§ Exercise instructions: Write out every line of the material as it stands, apart from the pictures.

·····

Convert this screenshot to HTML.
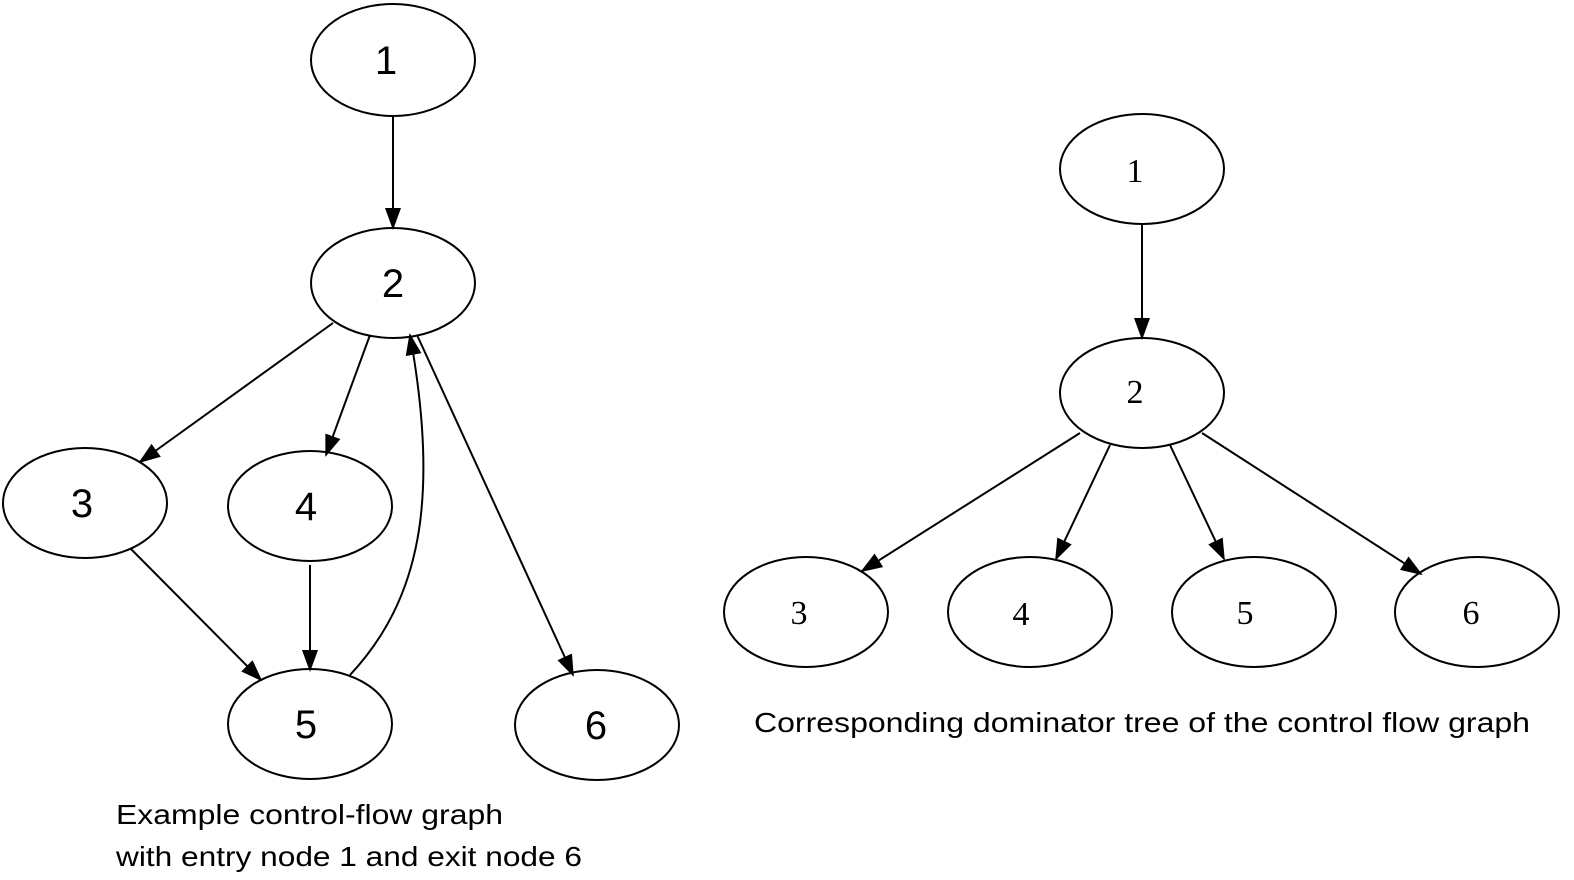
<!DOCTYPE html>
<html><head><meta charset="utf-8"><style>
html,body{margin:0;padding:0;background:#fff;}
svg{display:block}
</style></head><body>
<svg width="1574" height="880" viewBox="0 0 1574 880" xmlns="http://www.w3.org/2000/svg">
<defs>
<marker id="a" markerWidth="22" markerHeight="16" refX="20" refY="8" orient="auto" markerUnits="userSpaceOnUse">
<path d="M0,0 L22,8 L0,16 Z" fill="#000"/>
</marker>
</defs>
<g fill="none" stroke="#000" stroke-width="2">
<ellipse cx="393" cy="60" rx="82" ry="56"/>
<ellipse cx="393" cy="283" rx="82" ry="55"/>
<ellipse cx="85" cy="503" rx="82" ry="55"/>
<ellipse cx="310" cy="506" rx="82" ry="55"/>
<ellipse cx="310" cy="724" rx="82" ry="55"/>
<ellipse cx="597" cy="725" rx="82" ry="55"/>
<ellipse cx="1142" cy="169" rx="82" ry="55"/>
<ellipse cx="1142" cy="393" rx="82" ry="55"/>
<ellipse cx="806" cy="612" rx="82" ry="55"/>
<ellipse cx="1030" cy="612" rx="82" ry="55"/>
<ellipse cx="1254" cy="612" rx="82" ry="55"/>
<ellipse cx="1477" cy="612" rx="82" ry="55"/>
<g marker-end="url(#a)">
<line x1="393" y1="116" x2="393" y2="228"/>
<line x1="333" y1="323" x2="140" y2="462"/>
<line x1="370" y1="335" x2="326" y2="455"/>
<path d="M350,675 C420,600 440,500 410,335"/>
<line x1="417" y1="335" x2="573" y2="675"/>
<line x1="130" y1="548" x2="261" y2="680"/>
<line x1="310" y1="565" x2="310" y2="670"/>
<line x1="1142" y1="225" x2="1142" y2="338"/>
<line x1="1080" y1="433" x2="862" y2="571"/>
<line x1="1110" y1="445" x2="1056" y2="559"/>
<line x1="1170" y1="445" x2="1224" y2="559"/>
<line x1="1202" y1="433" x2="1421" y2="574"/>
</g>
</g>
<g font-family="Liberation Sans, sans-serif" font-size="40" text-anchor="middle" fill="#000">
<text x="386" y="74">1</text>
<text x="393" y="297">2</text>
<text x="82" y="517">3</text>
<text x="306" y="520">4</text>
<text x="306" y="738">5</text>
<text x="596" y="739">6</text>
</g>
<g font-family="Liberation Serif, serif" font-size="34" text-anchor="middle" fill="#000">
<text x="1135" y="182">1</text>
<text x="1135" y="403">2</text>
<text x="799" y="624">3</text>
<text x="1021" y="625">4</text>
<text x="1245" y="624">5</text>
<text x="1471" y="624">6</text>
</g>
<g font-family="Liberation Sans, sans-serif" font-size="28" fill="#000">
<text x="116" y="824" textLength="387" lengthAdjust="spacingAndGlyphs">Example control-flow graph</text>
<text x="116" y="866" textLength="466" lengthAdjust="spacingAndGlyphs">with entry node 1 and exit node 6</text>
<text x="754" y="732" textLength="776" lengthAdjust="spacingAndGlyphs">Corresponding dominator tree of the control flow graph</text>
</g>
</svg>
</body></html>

·····

§ Answer to the task:
Convert this screenshot to HTML.
<!DOCTYPE html>
<html><head><meta charset="utf-8"><style>
html,body{margin:0;padding:0;background:#fff;}
svg{display:block}
</style></head><body>
<svg width="1574" height="880" viewBox="0 0 1574 880" xmlns="http://www.w3.org/2000/svg">
<defs>
<marker id="a" markerWidth="22" markerHeight="16" refX="20" refY="8" orient="auto" markerUnits="userSpaceOnUse">
<path d="M0,0 L22,8 L0,16 Z" fill="#000"/>
</marker>
</defs>
<g fill="none" stroke="#000" stroke-width="2">
<ellipse cx="393" cy="60" rx="82" ry="56"/>
<ellipse cx="393" cy="283" rx="82" ry="55"/>
<ellipse cx="85" cy="503" rx="82" ry="55"/>
<ellipse cx="310" cy="506" rx="82" ry="55"/>
<ellipse cx="310" cy="724" rx="82" ry="55"/>
<ellipse cx="597" cy="725" rx="82" ry="55"/>
<ellipse cx="1142" cy="169" rx="82" ry="55"/>
<ellipse cx="1142" cy="393" rx="82" ry="55"/>
<ellipse cx="806" cy="612" rx="82" ry="55"/>
<ellipse cx="1030" cy="612" rx="82" ry="55"/>
<ellipse cx="1254" cy="612" rx="82" ry="55"/>
<ellipse cx="1477" cy="612" rx="82" ry="55"/>
<g marker-end="url(#a)">
<line x1="393" y1="116" x2="393" y2="228"/>
<line x1="333" y1="323" x2="140" y2="462"/>
<line x1="370" y1="335" x2="326" y2="455"/>
<path d="M350,675 C420,600 440,500 410,335"/>
<line x1="417" y1="335" x2="573" y2="675"/>
<line x1="130" y1="548" x2="261" y2="680"/>
<line x1="310" y1="565" x2="310" y2="670"/>
<line x1="1142" y1="225" x2="1142" y2="338"/>
<line x1="1080" y1="433" x2="862" y2="571"/>
<line x1="1110" y1="445" x2="1056" y2="559"/>
<line x1="1170" y1="445" x2="1224" y2="559"/>
<line x1="1202" y1="433" x2="1421" y2="574"/>
</g>
</g>
<g font-family="Liberation Sans, sans-serif" font-size="40" text-anchor="middle" fill="#000">
<text x="386" y="74">1</text>
<text x="393" y="297">2</text>
<text x="82" y="517">3</text>
<text x="306" y="520">4</text>
<text x="306" y="738">5</text>
<text x="596" y="739">6</text>
</g>
<g font-family="Liberation Serif, serif" font-size="34" text-anchor="middle" fill="#000">
<text x="1135" y="182">1</text>
<text x="1135" y="403">2</text>
<text x="799" y="624">3</text>
<text x="1021" y="625">4</text>
<text x="1245" y="624">5</text>
<text x="1471" y="624">6</text>
</g>
<g font-family="Liberation Sans, sans-serif" font-size="28" fill="#000">
<text x="116" y="824" textLength="387" lengthAdjust="spacingAndGlyphs">Example control-flow graph</text>
<text x="116" y="866" textLength="466" lengthAdjust="spacingAndGlyphs">with entry node 1 and exit node 6</text>
<text x="754" y="732" textLength="776" lengthAdjust="spacingAndGlyphs">Corresponding dominator tree of the control flow graph</text>
</g>
</svg>
</body></html>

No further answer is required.